Les faits à La Haye : la Grèce aux côtés de l’Italie face à l’Allemagne pour des dettes remontant à l’époque nazie.
L’Allemagne a demandé un jugement à La Haye pour éviter définitivement de verser les réparations des crimes de guerre, face à l’Italie et à la Grèce qui protestent (2011-09)
Le 23 décembre 2008, l’Allemagne avait entamé une procédure contre l’Italie devant la Cour internationale de justice, à la suite de l’examen par des tribunaux italiens d’actions civiles introduites par des victimes de crimes de guerre commis en Italie durant la Seconde Guerre mondiale par des membres des forces armées allemandes. En 2004, dans l’affaire Ferrini c. Italie, la Cour de cassation italienne avait conclu que les tribunaux italiens ont compétence pour connaître des demandes de réparations déposées contre l’Allemagne. À la suite de cet arrêt, un certain nombre de victimes de la Seconde Guerre mondiale ont intenté une action civile contre l’Allemagne devant la justice italienne.
Mais l’Allemagne a pour sa part fait valoir qu’elle estimait bénéficier de l’immunité juridictionnelle en tant qu’État et n’avait donc pas à verser de réparation.
Des biens allemands en Italie ont alors été saisis à titre de mesures exécutoires des jugements octroyant réparation.
Or dans un jugement rendu en 1997, un tribunal grec avait tenu l’Allemagne pour responsable du massacre perpétré par des membres de ses forces armées le 10 juin 1944 dans le village grec de Distomo.
La Grèce a donc décidé de demander à l’Italie de l’aider dans cette affaire à recevoir ses indemnisations de l’Allemagne. Elle a demandé au Tribunal de La Haye si elle avait le droit d’intenter elle aussi une action civile contre l’Allemagne devant la justice italienne.
Le 4 juillet 2011, la Cour a autorisé la Grèce à intervenir dans cette affaire
La Cour internationale de justice a fixé la tenue d’audiences publiques dans cette affaire durant une semaine à compter du lundi 12 septembre 2011.
Les informations juridiques :
Droit à réparation pour les crimes de guerre.
Depuis 1907, toutes les victimes de crimes de guerre sont en droit d’obtenir des réparations de la part des États qui ont commis ces crimes. L’article 3 de la Convention (IV) de La Haye concernant les lois et coutumes de guerre sur terre, qui a été proposé par l’Allemagne, dispose expressément : « La Partie belligérante qui violerait les dispositions dudit Règlement sera tenue à indemnité, s’il y a lieu. Elle sera responsable de tous actes commis par les personnes faisant partie de sa force armée. »

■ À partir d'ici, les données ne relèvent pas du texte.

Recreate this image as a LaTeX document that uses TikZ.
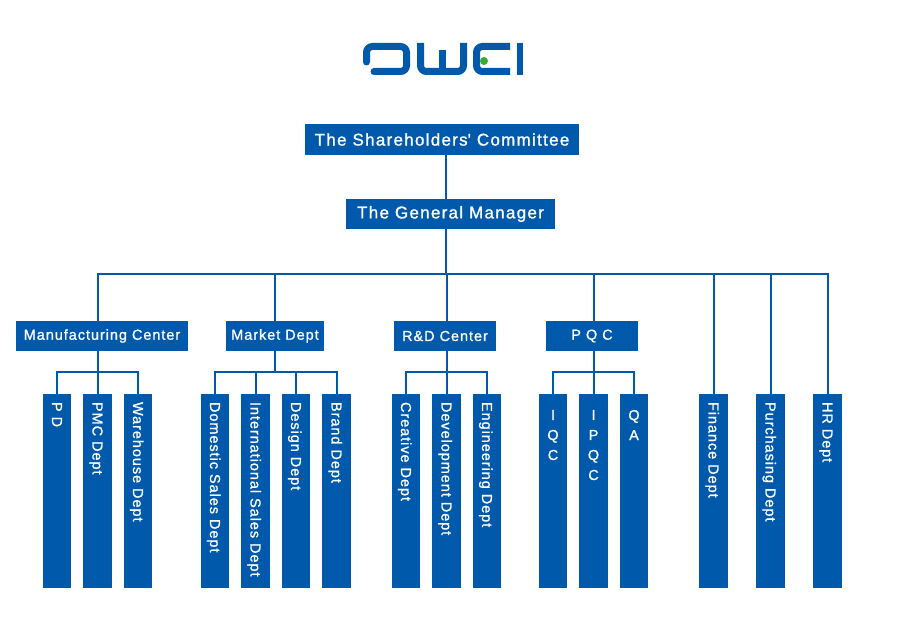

L’obligation contenue dans la Convention (IV) de la Haye (ratifiée par l’Allemagne), qui ne contient aucune exception pour immunité de l’État, a été intégrée sans modification importante en 1977 dans l’article 91 du Protocole additionnel aux Conventions de Genève du 12 août 1949 relatif à la protection des victimes des conflits armés internationaux (Protocole I).
L’obligation d’accorder réparation n’est pas seulement conventionnelle. Elle fait aussi désormais partie du droit international humanitaire coutumier. La règle 150 de la liste des règles coutumières du droit international humanitaire établie par le Comité international de la Croix-Rouge dispose que « l’État responsable de violations du droit international humanitaire est tenu de réparer intégralement la perte ou le préjudice causé ».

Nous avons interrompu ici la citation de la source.